Addressing the thousand or so delegates who gathered in Manchester to hear his key note speech, Mr. Cameron stated that his new caring Conservative government “would “reward those who take responsibility, and care for those who can’t”. He made reference to three people who had written to him complaining about New Labour’s injustice and backwards policies that have penalised the hardworking and elderly whilst rewarding the lazy and criminals with broken families. As if to mock New Labour on its core policies and its ideological commitment to social justice, equality and fairness, Mr. Cameron went on to accuse them of betraying the very poor they promised to lift out of poverty for the last 12 years of their administration through the equivalent of a stealth tax if anybody within this group tried to escape the cycle of poverty by seeking employment. Yes, he said, he will be forced to cut public spending but he would, as soon as he could, start reinvesting in public services, unlike other Conservative Prime Ministers like Thatcher and John Major before him. In addition to this, Mr. Cameron also spoke about the reasons why he felt he was fit enough to lead Britain to better days ahead and he concluded with his vision for a Conservative Britain come next election:
“I see a country where more children grow up with security and love because family life comes first. I see a country where you choose the most important things in life – the school your child goes to and the healthcare you get. I see a country where communities govern themselves – organising local services, independent of Whitehall, a great handing back of power to people.

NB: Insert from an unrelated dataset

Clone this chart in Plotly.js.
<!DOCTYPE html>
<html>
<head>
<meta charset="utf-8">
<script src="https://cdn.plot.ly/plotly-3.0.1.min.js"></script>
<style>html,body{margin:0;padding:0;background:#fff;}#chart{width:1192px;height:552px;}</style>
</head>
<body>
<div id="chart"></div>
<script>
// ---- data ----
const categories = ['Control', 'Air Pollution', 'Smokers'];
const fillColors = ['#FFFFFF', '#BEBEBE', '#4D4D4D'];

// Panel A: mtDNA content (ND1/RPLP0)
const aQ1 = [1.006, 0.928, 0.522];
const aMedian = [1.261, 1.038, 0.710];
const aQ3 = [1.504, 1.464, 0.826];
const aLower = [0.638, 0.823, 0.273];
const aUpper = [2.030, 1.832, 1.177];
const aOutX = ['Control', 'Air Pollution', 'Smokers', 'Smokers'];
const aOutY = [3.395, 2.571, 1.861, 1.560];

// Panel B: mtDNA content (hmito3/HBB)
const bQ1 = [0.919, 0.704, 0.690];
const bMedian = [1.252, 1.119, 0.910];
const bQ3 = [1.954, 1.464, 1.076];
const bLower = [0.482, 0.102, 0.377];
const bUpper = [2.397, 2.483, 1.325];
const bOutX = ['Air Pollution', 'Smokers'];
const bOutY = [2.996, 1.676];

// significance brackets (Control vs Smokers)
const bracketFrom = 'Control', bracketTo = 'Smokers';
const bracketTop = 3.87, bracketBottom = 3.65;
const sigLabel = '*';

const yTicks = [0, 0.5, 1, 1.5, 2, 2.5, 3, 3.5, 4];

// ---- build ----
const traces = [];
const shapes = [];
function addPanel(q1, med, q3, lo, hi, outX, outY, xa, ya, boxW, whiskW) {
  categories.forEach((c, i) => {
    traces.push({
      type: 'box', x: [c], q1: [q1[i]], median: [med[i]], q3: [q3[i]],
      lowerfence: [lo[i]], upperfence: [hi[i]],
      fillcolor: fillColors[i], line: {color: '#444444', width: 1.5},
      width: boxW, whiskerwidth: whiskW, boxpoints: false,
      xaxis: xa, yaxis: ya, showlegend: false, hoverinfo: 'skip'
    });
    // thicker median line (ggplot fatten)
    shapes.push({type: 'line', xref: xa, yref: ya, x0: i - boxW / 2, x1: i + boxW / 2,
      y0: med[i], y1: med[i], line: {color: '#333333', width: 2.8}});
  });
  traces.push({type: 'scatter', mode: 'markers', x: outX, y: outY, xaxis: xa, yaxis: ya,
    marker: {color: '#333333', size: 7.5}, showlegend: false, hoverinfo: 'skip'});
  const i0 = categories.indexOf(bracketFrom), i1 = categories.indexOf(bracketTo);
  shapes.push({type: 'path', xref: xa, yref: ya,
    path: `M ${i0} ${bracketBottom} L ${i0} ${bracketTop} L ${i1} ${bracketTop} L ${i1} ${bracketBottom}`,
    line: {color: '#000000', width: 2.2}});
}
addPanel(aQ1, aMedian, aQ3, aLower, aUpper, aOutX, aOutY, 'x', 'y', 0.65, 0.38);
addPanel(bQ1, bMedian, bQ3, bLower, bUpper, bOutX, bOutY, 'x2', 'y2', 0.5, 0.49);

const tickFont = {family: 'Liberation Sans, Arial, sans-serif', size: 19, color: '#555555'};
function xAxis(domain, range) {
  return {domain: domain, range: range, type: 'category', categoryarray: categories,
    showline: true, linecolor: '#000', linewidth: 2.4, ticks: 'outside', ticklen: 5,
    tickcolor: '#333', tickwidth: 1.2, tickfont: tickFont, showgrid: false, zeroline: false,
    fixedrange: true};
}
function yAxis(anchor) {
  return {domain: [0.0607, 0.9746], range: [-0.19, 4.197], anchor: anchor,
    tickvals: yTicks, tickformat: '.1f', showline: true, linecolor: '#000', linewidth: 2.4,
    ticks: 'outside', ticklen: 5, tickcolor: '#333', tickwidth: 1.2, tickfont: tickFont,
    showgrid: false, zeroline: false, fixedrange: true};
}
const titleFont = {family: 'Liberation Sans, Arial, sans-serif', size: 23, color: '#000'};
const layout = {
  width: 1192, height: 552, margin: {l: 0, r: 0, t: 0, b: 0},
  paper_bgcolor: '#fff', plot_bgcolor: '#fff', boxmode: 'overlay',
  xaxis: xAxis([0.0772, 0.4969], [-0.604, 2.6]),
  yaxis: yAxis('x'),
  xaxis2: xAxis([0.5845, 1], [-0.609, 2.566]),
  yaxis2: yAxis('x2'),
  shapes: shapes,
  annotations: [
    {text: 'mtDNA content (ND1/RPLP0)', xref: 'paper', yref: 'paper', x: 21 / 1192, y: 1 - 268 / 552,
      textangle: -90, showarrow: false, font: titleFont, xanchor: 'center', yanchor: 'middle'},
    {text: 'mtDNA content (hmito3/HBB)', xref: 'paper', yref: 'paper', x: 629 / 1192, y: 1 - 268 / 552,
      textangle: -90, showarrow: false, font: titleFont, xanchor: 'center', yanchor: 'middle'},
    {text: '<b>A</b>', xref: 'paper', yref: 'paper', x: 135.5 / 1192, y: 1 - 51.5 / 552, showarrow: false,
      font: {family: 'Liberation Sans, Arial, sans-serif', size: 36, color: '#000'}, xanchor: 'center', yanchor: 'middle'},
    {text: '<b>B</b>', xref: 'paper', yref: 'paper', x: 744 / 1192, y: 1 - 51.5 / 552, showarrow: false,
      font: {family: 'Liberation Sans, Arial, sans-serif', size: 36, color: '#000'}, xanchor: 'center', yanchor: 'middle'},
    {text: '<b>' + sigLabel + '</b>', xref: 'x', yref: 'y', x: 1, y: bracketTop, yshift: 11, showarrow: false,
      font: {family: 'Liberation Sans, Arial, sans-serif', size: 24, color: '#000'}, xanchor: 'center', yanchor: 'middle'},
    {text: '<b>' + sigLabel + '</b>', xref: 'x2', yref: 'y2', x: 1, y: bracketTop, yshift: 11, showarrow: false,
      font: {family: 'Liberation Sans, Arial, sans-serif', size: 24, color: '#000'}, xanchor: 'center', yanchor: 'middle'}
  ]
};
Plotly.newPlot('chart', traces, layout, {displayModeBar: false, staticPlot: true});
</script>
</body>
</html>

I see a country with entrepreneurs everywhere, bringing their ideas to life – and life to our great towns and cities. I see a country where it’s not just about the quantity of money, but the quality of life – where we lead the world in saving our planet. I see a country where you’re not so afraid to walk home alone, where you’re safe in the knowledge that right and wrong is restored to law and order. I see a country where the poorest children go to the best schools not the worst, where birth is never a barrier.”
After such a sombre speech glazed over with hope, one would be forgiven for falling for Cameron’s charm and common sense approach to tackling Britain’s huge economic deficit and many social problems. But have the Conservatives really changed? Can Cameron be trusted? Can choice really free individuals from poverty and extensive control from big government? Despite his dreamy, utopian Britain, one must ask, what does Mr. Cameron’s vision for a conservative Britain mean for the Somali community and the new immigrant communities in the UK?
For some, Mr. Cameron’s vision will deliver great hope and prosperity especially if they are able to choose the important things in their lives such as their children’s education and healthcare. The proposed consumer choice will lead to competition within the individual markets which in turn would lead to excellence and even price wars if there are enough providers of these services. However, for most, especially the poor, lower middle classes on low incomes and immigrants who generally rely on New Labour’s large state for vital support, Mr. Cameron’s choices will bring misery as they will not be able to afford it.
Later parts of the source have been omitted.